— start of Extracted records —

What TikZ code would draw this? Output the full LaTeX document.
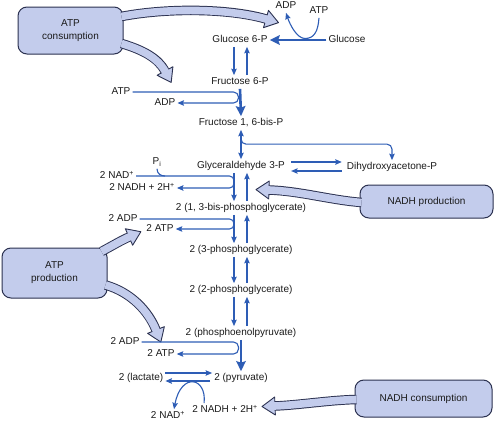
\documentclass[tikz,border=0pt]{standalone}
\usepackage{fontspec}
\setmainfont{Liberation Sans}
\usetikzlibrary{arrows.meta,calc}
\definecolor{pblue}{HTML}{2E5DB5}
\definecolor{bfill}{HTML}{C3CCEC}
\definecolor{bout}{HTML}{2B3150}
\definecolor{txt}{HTML}{1A1A1A}
\newcommand{\blockarr}[4]{%
  \draw[line width=9.5pt, draw=bout] (#1) .. controls (#2) and (#3) .. (#4);
  \filldraw[fill=bfill, draw=bout, line width=0.9pt, line join=round]
    ($(#4)!-13pt!(#3)$) -- ($(#4)!9pt!90:(#3)$) -- ($(#4)!9pt!-90:(#3)$) -- cycle;
  \draw[line width=7.6pt, draw=bfill] (#1) .. controls (#2) and (#3) .. ($(#4)!-1.3pt!(#3)$);
}
\begin{document}
\begin{tikzpicture}[x=1pt,y=-1pt,
  lbl/.style={inner sep=2pt, text height=7.3pt, text depth=2pt, font=\fontsize{10}{12}\selectfont, text=txt},
  box/.style={draw=bout, fill=bfill, line width=1pt, rounded corners=9pt, align=center, font=\fontsize{10}{13}\selectfont, text=txt, inner sep=0pt},
  thin/.style={draw=pblue, line width=1.1pt, -{Stealth[length=6.5pt,width=5.5pt,inset=1pt]}},
  thinline/.style={draw=pblue, line width=1.1pt},
  dbl/.style={draw=pblue, line width=1.1pt, {Stealth[length=6.5pt,width=5.5pt,inset=1pt]}-{Stealth[length=6.5pt,width=5.5pt,inset=1pt]}},
  thk/.style={draw=pblue, line width=2.6pt, -{Stealth[length=10pt,width=9.5pt,inset=1.5pt]}},
]
\useasboundingbox (0,0) rectangle (496,423);

% ---- text nodes
\node[lbl] (g6p) at (240,40) {Glucose 6-P};
\node[lbl] (glc) at (347,40) {Glucose};
\node[lbl] (adp0) at (286,6) {ADP};
\node[lbl] (atp0) at (319,11) {ATP};
\node[lbl] (f6p) at (240,82) {Fructose 6-P};
\node[lbl] (atp1) at (121,92) {ATP};
\node[lbl] (adp1) at (165,103) {ADP};
\node[lbl] (f16) at (241,123) {Fructose 1, 6-bis-P};
\node[lbl] (g3p) at (241,166) {Glyceraldehyde 3-P};
\node[lbl] (dhap) at (392,167) {Dihydroxyacetone-P};
\node[lbl] (pi) at (157,162) {P\textsubscript{i}};
\node[lbl] (nad1) at (117,176) {2 NAD\textsuperscript{+}};
\node[lbl] (nadh1) at (142,188) {2 NADH + 2H\textsuperscript{+}};
\node[lbl] (bpg) at (241,208) {2 (1, 3-bis-phosphoglycerate)};
\node[lbl] (adp2) at (123,219) {2 ADP};
\node[lbl] (atp2) at (160,229) {2 ATP};
\node[lbl] (pg3) at (241,250) {2 (3-phosphoglycerate)};
\node[lbl] (pg2) at (241,290) {2 (2-phosphoglycerate)};
\node[lbl] (pep) at (241,333) {2 (phosphoenolpyruvate)};
\node[lbl] (adp3) at (125,342) {2 ADP};
\node[lbl] (atp3) at (161,354) {2 ATP};
\node[lbl] (lac) at (141,378) {2 (lactate)};
\node[lbl] (pyr) at (241,378) {2 (pyruvate)};
\node[lbl] (nad4) at (168,416) {2 NAD\textsuperscript{+}};
\node[lbl] (nadh4) at (225,410) {2 NADH + 2H\textsuperscript{+}};

% ---- boxes
\node[box, minimum width=105pt, minimum height=47pt] (bxc) at (70.5,30.5) {ATP\\consumption};
\node[box, minimum width=133pt, minimum height=33pt] (bnp) at (426.5,201.5) {NADH production};
\node[box, minimum width=105pt, minimum height=50pt] (bxp) at (54.5,273) {ATP\\production};
\node[box, minimum width=137pt, minimum height=37pt] (bnc) at (423.5,398.5) {NADH consumption};

% ---- block arrows
\coordinate (a1s) at ($(bxc.east)+(-2,-14)$);
\coordinate (a1c) at (165,8); \coordinate (a1d) at (228,8); \coordinate (a1b) at (266,19);
\coordinate (a2s) at ($(bxc.east)+(-2,13)$);
\coordinate (a2c) at (143,50); \coordinate (a2d) at (158,58); \coordinate (a2b) at (165,71);
\coordinate (a3s) at ($(bnp.west)+(2,1)$);
\coordinate (a3c) at (330,200); \coordinate (a3d) at (300,191); \coordinate (a3b) at (269,190);
\coordinate (a4s) at ($(bxp.north east)+(-6,4)$);
\coordinate (a4c) at (112,246); \coordinate (a4d) at (120,241); \coordinate (a4b) at (129,237);
\coordinate (a5s) at ($(bxp.east)+(-2,12)$);
\coordinate (a5c) at (130,292); \coordinate (a5d) at (148,310); \coordinate (a5b) at (156,330);
\coordinate (a6s) at ($(bnc.west)+(2,1)$);
\coordinate (a6c) at (330,400); \coordinate (a6d) at (300,405); \coordinate (a6b) at (275,406);
\blockarr{a1s}{a1c}{a1d}{a1b}
\blockarr{a2s}{a2c}{a2d}{a2b}
\blockarr{a3s}{a3c}{a3d}{a3b}
\blockarr{a4s}{a4c}{a4d}{a4b}
\blockarr{a5s}{a5c}{a5d}{a5b}
\blockarr{a6s}{a6c}{a6d}{a6b}

% ---- pathway
\draw[thk] (glc.west) -- (g6p.east);
\coordinate (jc) at (305,38.5);
\draw[thin] (atp0.south) .. controls +(-1,14) and +(9,0) .. (jc)
  .. controls +(-8,0) and +(4,12) .. (adp0.south);

\draw[thin] ($(g6p.south)+(-6,0)$) -- ($(f6p.north)+(-6,0)$);
\draw[thin] ($(f6p.north)+(7,0)$) -- ($(g6p.south)+(7,0)$);

\coordinate (hx1) at (238.5,0);
\draw[thin, rounded corners=5pt] (atp1.east) -- (atp1.east -| hx1) -- (hx1 |- adp1.east) -- (adp1.east);
\draw[thk] (f6p.south) -- (f16.north);

\draw[dbl] (f16.south) -- (g3p.north);
\coordinate (br) at ($(f16.south)!0.25!(g3p.north)$);
\draw[thin, rounded corners=5pt] (br) |- ($(dhap.north)+(0,-16)$) -- (dhap.north);

\draw[thin] ($(g3p.east)+(4,-4)$) -- ($(g3p.east -| dhap.west)+(-3,-4)$);
\draw[thin] ($(g3p.east -| dhap.west)+(-3,5)$) -- ($(g3p.east)+(4,5)$);

\coordinate (hx2) at (234,0);
\draw[thin, rounded corners=4.5pt] (nad1.east) -- (nad1.east -| hx2) -- (hx2 |- nadh1.east) -- (nadh1.east);
\coordinate (pij) at ($(nad1.east -| pi.south)+(8,0)$);
\draw[thinline] (pi.south) .. controls +(0,5) and +(-4,0) .. (pij);
\draw[thin] ($(g3p.south)+(-7,0)$) -- ($(bpg.north)+(-7,0)$);
\draw[thin] ($(bpg.north)+(6,0)$) -- ($(g3p.south)+(6,0)$);

\draw[thin, rounded corners=4.5pt] (adp2.east) -- (adp2.east -| hx2) -- (hx2 |- atp2.east) -- (atp2.east);
\draw[thin] ($(bpg.south)+(-7,0)$) -- ($(pg3.north)+(-7,0)$);
\draw[thin] ($(pg3.north)+(6,0)$) -- ($(bpg.south)+(6,0)$);

\draw[thin] ($(pg3.south)+(-7,0)$) -- ($(pg2.north)+(-7,0)$);
\draw[thin] ($(pg2.north)+(6,0)$) -- ($(pg3.south)+(6,0)$);

\draw[thin] ($(pg2.south)+(-7,0)$) -- ($(pep.north)+(-7,0)$);
\draw[thin] ($(pep.north)+(6,0)$) -- ($(pg2.south)+(6,0)$);

\draw[thin, rounded corners=5pt] (adp3.east) -- (adp3.east -| hx1) -- (hx1 |- atp3.east) -- (atp3.east);
\draw[thk] (pep.south) -- (pyr.north);

\draw[thin] ($(lac.east)+(0,-5)$) -- ($(pyr.west)+(0,-5)$);
\draw[thin] ($(pyr.west)+(-2,3)$) -- ($(lac.east)+(0,3)$);

\coordinate (ns) at ($(nadh4.north west)+(14,0)$);
\coordinate (ne) at ($(nad4.north)+(6,0)$);
\draw[thin] (ns) .. controls (207,377) and (181,372) .. (ne);
\end{tikzpicture}
\end{document}
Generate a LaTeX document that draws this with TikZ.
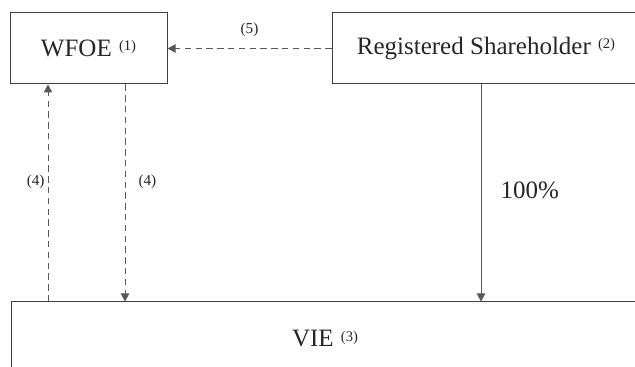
\documentclass[tikz,border=0pt]{standalone}
\usepackage{fontspec}
\setmainfont{Liberation Serif}
\usetikzlibrary{arrows.meta}

% small raised note marker after an entity name
\newcommand{\notemark}[1]{\hspace{3.6pt}{\fontsize{7.3}{7.3}\selectfont\raisebox{2.8pt}{(#1)}}}

\begin{document}
\begin{tikzpicture}[x=0.5pt,y=-0.5pt,
  entity/.style={draw=black!75, line width=0.5pt, rectangle, inner sep=0pt,
    font=\fontsize{12.5}{14}\selectfont, text=black!85},
  link/.style={draw=black!65, line width=0.5pt,
    -{Triangle[width=4.2pt,length=4pt]}},
  linkdashed/.style={link, dash pattern=on 3.2pt off 2.2pt},
  tag/.style={font=\fontsize{7.6}{8}\selectfont, text=black!85, inner sep=0pt},
  pct/.style={font=\fontsize{12.5}{14}\selectfont, text=black!85, inner sep=0pt}]
  \useasboundingbox (0,0) rectangle (635,367);
  \clip (0,0) rectangle (635,367);

  % entities (the two right-hand boxes run on past the right margin)
  \node[entity, minimum width=78.5pt, minimum height=35.5pt] (wfoe) at (88.5,48.5) {WFOE\notemark{1}};
  \node[entity, minimum width=164pt, minimum height=35.5pt] (reg) at (496,48.5)
    {Registered Shareholder\notemark{2}\hspace*{10pt}};
  \node[entity, minimum width=324pt, minimum height=37pt] (vie) at (335,339)
    {VIE\notemark{3}\hspace*{10pt}};

  % x positions of the vertical links
  \coordinate (up) at (48,0);
  \coordinate (down) at (125,0);
  \coordinate (own) at (481,0);

  % links
  \draw[linkdashed] (reg.west) -- node[tag, above=5.5pt] {(5)} (wfoe.east);
  \draw[linkdashed] (vie.north -| up) -- node[tag, left=1.5pt, pos=0.55] {(4)} (wfoe.south -| up);
  \draw[linkdashed] (wfoe.south -| down) -- node[tag, right=6.5pt, pos=0.45] {(4)} (vie.north -| down);
  \draw[link] (reg.south -| own) -- node[pct, right=9.5pt, pos=0.49] {100\%} (vie.north -| own);
\end{tikzpicture}
\end{document}
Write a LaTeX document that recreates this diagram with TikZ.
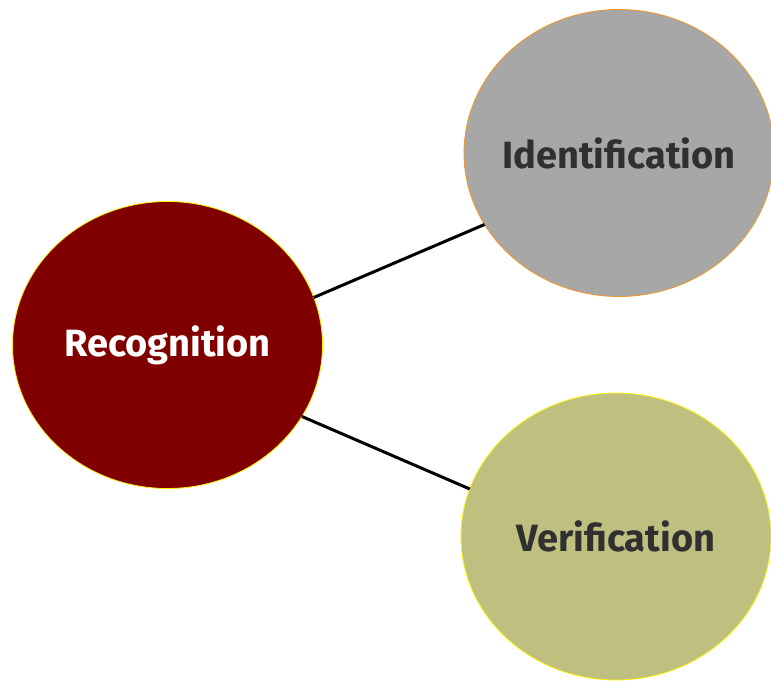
\documentclass[tikz,border=0pt]{standalone}
\usepackage{fontspec}
\setmainfont{Fira Sans}
\usetikzlibrary{positioning}
\usetikzlibrary{shapes}
\definecolor{recred}{RGB}{128,0,0}
\definecolor{idgray}{RGB}{167,167,167}
\definecolor{verolive}{RGB}{191,191,128}
\definecolor{edgeorange}{RGB}{247,148,29}
\definecolor{textgray}{RGB}{48,48,48}
\tikzset{
        bubble/.style={ellipse, inner sep=0pt, outer sep=0pt, line width=0.8pt,
            minimum width=310pt, minimum height=287pt},
        bubble_text/.style={align=center, inner sep=0pt,
            font=\fontsize{38}{40}\selectfont\bfseries},
        % Main node
        node_main/.style={bubble, fill=recred, draw=yellow,
            label={[bubble_text, text=white]center:#1}},
        % Sub nodes
        node_ident/.style={bubble, fill=idgray, draw=edgeorange,
            label={[bubble_text, text=textgray]center:#1}},
        node_verif/.style={bubble, fill=verolive, draw=yellow,
            label={[bubble_text, text=textgray]center:#1}},
        link/.style={black, line width=3pt}
}
\begin{document}
\begin{tikzpicture}[x=1pt, y=-1pt]
    \useasboundingbox (0,0) rectangle (771,681);
    \node[node_main=Recognition] (rec) at (167.5,345) {};
    \node[node_ident=Identification] (ide) at (619,153) {};
    \node[node_verif=Verification] (ver) at (616,536.5) {};
    \draw[link] (rec.18) -- (ide.208);
    \draw[link] (rec.-28) -- (ver.162);
\end{tikzpicture}
\end{document}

— end of Extracted records —

Reproduce the data above word for word from its first line through the line that holds "(0,0) rectangle (496,423);", both ends included; skip pictures.

■ Problem solution
What TikZ code would draw this? Output the full LaTeX document.
\documentclass[tikz,border=0pt]{standalone}
\usepackage{fontspec}
\setmainfont{Liberation Sans}
\usetikzlibrary{arrows.meta,calc}
\definecolor{pblue}{HTML}{2E5DB5}
\definecolor{bfill}{HTML}{C3CCEC}
\definecolor{bout}{HTML}{2B3150}
\definecolor{txt}{HTML}{1A1A1A}
\newcommand{\blockarr}[4]{%
  \draw[line width=9.5pt, draw=bout] (#1) .. controls (#2) and (#3) .. (#4);
  \filldraw[fill=bfill, draw=bout, line width=0.9pt, line join=round]
    ($(#4)!-13pt!(#3)$) -- ($(#4)!9pt!90:(#3)$) -- ($(#4)!9pt!-90:(#3)$) -- cycle;
  \draw[line width=7.6pt, draw=bfill] (#1) .. controls (#2) and (#3) .. ($(#4)!-1.3pt!(#3)$);
}
\begin{document}
\begin{tikzpicture}[x=1pt,y=-1pt,
  lbl/.style={inner sep=2pt, text height=7.3pt, text depth=2pt, font=\fontsize{10}{12}\selectfont, text=txt},
  box/.style={draw=bout, fill=bfill, line width=1pt, rounded corners=9pt, align=center, font=\fontsize{10}{13}\selectfont, text=txt, inner sep=0pt},
  thin/.style={draw=pblue, line width=1.1pt, -{Stealth[length=6.5pt,width=5.5pt,inset=1pt]}},
  thinline/.style={draw=pblue, line width=1.1pt},
  dbl/.style={draw=pblue, line width=1.1pt, {Stealth[length=6.5pt,width=5.5pt,inset=1pt]}-{Stealth[length=6.5pt,width=5.5pt,inset=1pt]}},
  thk/.style={draw=pblue, line width=2.6pt, -{Stealth[length=10pt,width=9.5pt,inset=1.5pt]}},
]
\useasboundingbox (0,0) rectangle (496,423);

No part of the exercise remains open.